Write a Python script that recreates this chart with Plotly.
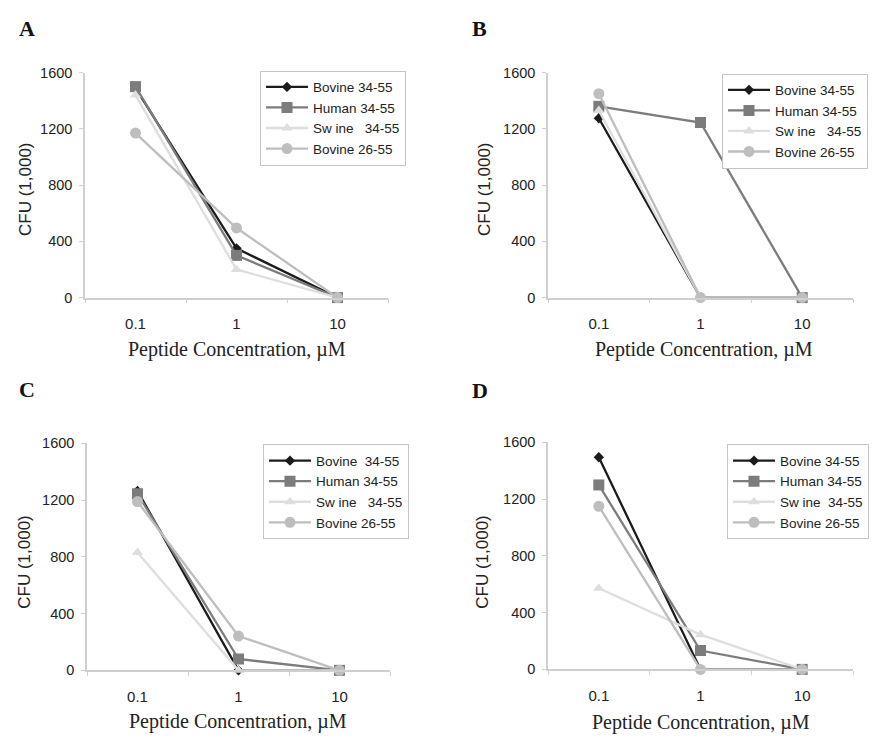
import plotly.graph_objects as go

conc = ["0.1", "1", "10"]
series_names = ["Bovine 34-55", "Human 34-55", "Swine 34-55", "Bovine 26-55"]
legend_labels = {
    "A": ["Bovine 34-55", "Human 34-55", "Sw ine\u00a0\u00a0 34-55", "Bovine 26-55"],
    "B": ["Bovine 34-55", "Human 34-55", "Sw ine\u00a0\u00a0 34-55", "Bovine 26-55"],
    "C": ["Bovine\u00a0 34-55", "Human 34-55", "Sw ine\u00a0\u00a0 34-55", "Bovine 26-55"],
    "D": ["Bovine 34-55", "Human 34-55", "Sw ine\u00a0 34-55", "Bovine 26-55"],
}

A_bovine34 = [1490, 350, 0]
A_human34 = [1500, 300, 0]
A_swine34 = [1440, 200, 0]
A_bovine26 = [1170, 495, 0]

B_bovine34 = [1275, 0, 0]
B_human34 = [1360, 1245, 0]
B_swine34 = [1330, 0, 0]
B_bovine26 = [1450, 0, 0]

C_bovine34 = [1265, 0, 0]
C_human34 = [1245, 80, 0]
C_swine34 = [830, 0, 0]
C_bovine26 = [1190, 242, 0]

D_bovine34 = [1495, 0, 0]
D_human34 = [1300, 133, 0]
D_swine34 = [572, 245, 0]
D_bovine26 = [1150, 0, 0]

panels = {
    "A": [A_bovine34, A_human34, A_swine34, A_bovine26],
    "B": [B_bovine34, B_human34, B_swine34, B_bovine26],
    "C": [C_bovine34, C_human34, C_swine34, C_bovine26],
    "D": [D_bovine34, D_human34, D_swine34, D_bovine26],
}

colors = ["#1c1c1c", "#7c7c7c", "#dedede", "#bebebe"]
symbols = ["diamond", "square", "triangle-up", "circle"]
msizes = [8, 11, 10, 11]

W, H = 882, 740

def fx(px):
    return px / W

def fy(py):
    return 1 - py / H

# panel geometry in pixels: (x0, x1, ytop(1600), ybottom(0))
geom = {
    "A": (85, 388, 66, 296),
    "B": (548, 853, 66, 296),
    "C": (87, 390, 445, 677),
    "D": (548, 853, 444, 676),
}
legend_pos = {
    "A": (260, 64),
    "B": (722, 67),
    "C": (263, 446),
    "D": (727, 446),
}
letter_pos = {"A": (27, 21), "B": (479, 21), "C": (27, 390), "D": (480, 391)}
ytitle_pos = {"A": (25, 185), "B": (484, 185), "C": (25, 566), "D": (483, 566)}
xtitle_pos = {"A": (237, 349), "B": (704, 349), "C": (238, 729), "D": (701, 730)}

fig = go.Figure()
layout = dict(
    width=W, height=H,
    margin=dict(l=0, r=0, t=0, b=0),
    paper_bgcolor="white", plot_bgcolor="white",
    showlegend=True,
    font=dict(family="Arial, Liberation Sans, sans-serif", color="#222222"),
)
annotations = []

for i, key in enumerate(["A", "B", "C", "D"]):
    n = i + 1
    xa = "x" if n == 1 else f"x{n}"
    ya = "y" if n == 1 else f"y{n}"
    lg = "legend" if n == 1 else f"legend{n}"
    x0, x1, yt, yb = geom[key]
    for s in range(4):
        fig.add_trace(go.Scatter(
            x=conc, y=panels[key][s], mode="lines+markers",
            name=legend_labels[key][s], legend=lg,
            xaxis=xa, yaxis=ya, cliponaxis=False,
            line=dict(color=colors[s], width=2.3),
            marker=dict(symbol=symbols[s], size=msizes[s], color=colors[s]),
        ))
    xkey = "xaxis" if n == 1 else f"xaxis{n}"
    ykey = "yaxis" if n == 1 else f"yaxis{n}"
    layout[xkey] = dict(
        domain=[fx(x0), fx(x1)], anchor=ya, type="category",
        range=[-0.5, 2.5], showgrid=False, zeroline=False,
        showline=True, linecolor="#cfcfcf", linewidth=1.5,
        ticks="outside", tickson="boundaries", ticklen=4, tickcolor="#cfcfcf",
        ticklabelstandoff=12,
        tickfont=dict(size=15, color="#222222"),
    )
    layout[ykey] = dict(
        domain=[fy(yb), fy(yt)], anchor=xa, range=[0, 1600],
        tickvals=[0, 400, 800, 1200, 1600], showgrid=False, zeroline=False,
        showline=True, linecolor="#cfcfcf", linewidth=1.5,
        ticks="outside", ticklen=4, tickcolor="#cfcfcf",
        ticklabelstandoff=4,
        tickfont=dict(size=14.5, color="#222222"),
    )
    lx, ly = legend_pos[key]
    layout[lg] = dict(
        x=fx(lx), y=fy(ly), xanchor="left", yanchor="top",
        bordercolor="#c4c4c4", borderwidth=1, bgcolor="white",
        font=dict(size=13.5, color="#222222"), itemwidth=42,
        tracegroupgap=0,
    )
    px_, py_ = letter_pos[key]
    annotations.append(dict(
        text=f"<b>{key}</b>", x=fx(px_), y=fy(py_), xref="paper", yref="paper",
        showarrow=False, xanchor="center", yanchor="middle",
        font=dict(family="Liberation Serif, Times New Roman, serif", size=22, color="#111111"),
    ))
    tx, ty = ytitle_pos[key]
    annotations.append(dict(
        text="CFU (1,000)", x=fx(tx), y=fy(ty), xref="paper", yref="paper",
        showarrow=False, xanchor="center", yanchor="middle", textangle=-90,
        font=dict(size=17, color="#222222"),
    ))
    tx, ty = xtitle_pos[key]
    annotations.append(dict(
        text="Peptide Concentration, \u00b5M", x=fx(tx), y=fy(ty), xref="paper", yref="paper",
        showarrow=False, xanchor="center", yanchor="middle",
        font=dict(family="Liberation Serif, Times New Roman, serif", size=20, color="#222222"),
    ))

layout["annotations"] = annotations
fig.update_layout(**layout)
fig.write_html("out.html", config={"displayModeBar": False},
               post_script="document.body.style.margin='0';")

--- Instructions for the task ---
Please extract exactly the lines of the data, from the first through the line containing "A_bovine26 = [1170, 495, 0]", and add no pictures to the copy.

--- Finished answer ---
Write a Python script that recreates this chart with Plotly.
import plotly.graph_objects as go

conc = ["0.1", "1", "10"]
series_names = ["Bovine 34-55", "Human 34-55", "Swine 34-55", "Bovine 26-55"]
legend_labels = {
    "A": ["Bovine 34-55", "Human 34-55", "Sw ine\u00a0\u00a0 34-55", "Bovine 26-55"],
    "B": ["Bovine 34-55", "Human 34-55", "Sw ine\u00a0\u00a0 34-55", "Bovine 26-55"],
    "C": ["Bovine\u00a0 34-55", "Human 34-55", "Sw ine\u00a0\u00a0 34-55", "Bovine 26-55"],
    "D": ["Bovine 34-55", "Human 34-55", "Sw ine\u00a0 34-55", "Bovine 26-55"],
}

A_bovine34 = [1490, 350, 0]
A_human34 = [1500, 300, 0]
A_swine34 = [1440, 200, 0]
A_bovine26 = [1170, 495, 0]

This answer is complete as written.